Set exercise
The line containing "plt.rcParams['font.family'] = ['Lato', 'DejaVu" marks the end: extract everything from the first line of the data through that line, exactly, with no pictures.
━━━━━━━━━━━━━━━━
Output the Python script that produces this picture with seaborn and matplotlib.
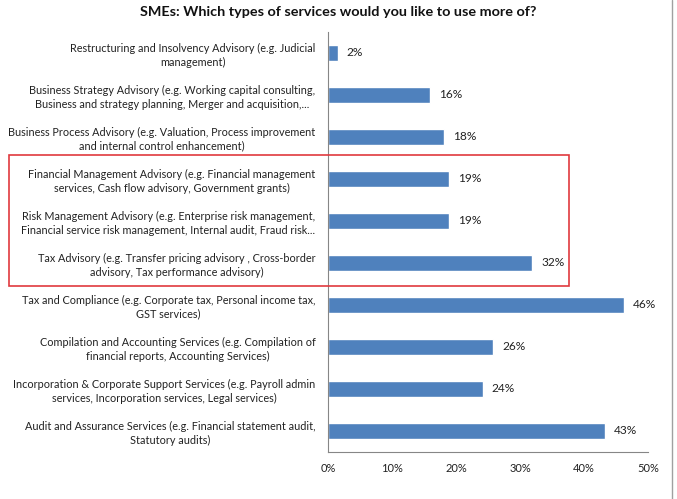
import matplotlib
matplotlib.use('Agg')
import matplotlib.pyplot as plt
import matplotlib.patches as mpatches
import seaborn as sns
import pandas as pd

categories = [
    'Restructuring and Insolvency Advisory (e.g. Judicial\nmanagement)',
    'Business Strategy Advisory (e.g. Working capital consulting,\nBusiness and strategy planning, Merger and acquisition,...',
    'Business Process Advisory (e.g. Valuation, Process improvement\nand internal control enhancement)',
    'Financial Management Advisory (e.g. Financial management\nservices, Cash flow advisory, Government grants)',
    'Risk Management Advisory (e.g. Enterprise risk management,\nFinancial service risk management, Internal audit, Fraud risk...',
    'Tax Advisory (e.g. Transfer pricing advisory , Cross-border\nadvisory, Tax performance advisory)',
    'Tax and Compliance (e.g. Corporate tax, Personal income tax,\nGST services)',
    'Compilation and Accounting Services (e.g. Compilation of\nfinancial reports, Accounting Services)',
    'Incorporation & Corporate Support Services (e.g. Payroll admin\nservices, Incorporation services, Legal services)',
    'Audit and Assurance Services (e.g. Financial statement audit,\nStatutory audits)',
]
values = [1.5, 16.0, 18.2, 18.9, 18.9, 31.9, 46.3, 25.8, 24.2, 43.3]
value_labels = ['2%', '16%', '18%', '19%', '19%', '32%', '46%', '26%', '24%', '43%']
x_ticks = [0, 10, 20, 30, 40, 50]

df = pd.DataFrame({'service': categories, 'share': values})

sns.set_style('white')
plt.rcParams['font.family'] = ['Lato', 'DejaVu Sans']

fig = plt.figure(figsize=(6.77, 4.99), dpi=100)
ax = fig.add_axes([328 / 677, 1 - 452 / 499, 320 / 677, 420 / 499])

sns.barplot(data=df, y='service', x='share', orient='h', color='#4F81BD',
            width=0.38, saturation=1, ax=ax)

for i, (v, lab) in enumerate(zip(values, value_labels)):
    ax.text(v + 1.4, i, lab, va='center', ha='left', fontsize=8.6, color='#222222')

ax.set_xlim(0, 50)
ax.set_ylim(9.5, -0.5)
ax.set_xticks(x_ticks)
ax.set_xticklabels(['{}%'.format(t) for t in x_ticks], fontsize=8, color='#222222')
ax.set_xlabel('')
ax.set_ylabel('')
ax.tick_params(axis='y', length=0, pad=9, labelsize=7.85, labelcolor='#222222')
for t in ax.get_yticklabels():
    t.set_multialignment('center')
    t.set_linespacing(1.3)
ax.set_yticks([i + 0.5 for i in range(-1, 10)], minor=True)
ax.tick_params(axis='y', which='minor', length=4, color='#868686', direction='out', width=0.8)
ax.tick_params(axis='x', length=4, color='#868686', direction='out', width=0.8, pad=4)

for s in ['top', 'right']:
    ax.spines[s].set_visible(False)
for s in ['left', 'bottom']:
    ax.spines[s].set_color('#868686')
    ax.spines[s].set_linewidth(0.8)

fig.text(338 / 677, 1 - 12 / 499, 'SMEs: Which types of services would you like to use more of?',
         ha='center', va='center', fontsize=10.4, fontweight='bold', color='#111111')

# red highlight box
fig.add_artist(mpatches.Rectangle((9 / 677, 1 - 286 / 499), 560 / 677, 131 / 499,
                                  transform=fig.transFigure, fill=False,
                                  edgecolor='#E0393E', linewidth=1.2))
# chart border on the right
fig.add_artist(plt.Line2D([672 / 677, 672 / 677], [0, 1], transform=fig.transFigure,
                          color='#A0A0A0', linewidth=1))

fig.savefig('out.png', dpi=100)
━━━━━━━━━━━━━━━━
Exercise response
Output the Python script that produces this picture with seaborn and matplotlib.
import matplotlib
matplotlib.use('Agg')
import matplotlib.pyplot as plt
import matplotlib.patches as mpatches
import seaborn as sns
import pandas as pd

categories = [
    'Restructuring and Insolvency Advisory (e.g. Judicial\nmanagement)',
    'Business Strategy Advisory (e.g. Working capital consulting,\nBusiness and strategy planning, Merger and acquisition,...',
    'Business Process Advisory (e.g. Valuation, Process improvement\nand internal control enhancement)',
    'Financial Management Advisory (e.g. Financial management\nservices, Cash flow advisory, Government grants)',
    'Risk Management Advisory (e.g. Enterprise risk management,\nFinancial service risk management, Internal audit, Fraud risk...',
    'Tax Advisory (e.g. Transfer pricing advisory , Cross-border\nadvisory, Tax performance advisory)',
    'Tax and Compliance (e.g. Corporate tax, Personal income tax,\nGST services)',
    'Compilation and Accounting Services (e.g. Compilation of\nfinancial reports, Accounting Services)',
    'Incorporation & Corporate Support Services (e.g. Payroll admin\nservices, Incorporation services, Legal services)',
    'Audit and Assurance Services (e.g. Financial statement audit,\nStatutory audits)',
]
values = [1.5, 16.0, 18.2, 18.9, 18.9, 31.9, 46.3, 25.8, 24.2, 43.3]
value_labels = ['2%', '16%', '18%', '19%', '19%', '32%', '46%', '26%', '24%', '43%']
x_ticks = [0, 10, 20, 30, 40, 50]

df = pd.DataFrame({'service': categories, 'share': values})

sns.set_style('white')
plt.rcParams['font.family'] = ['Lato', 'DejaVu Sans']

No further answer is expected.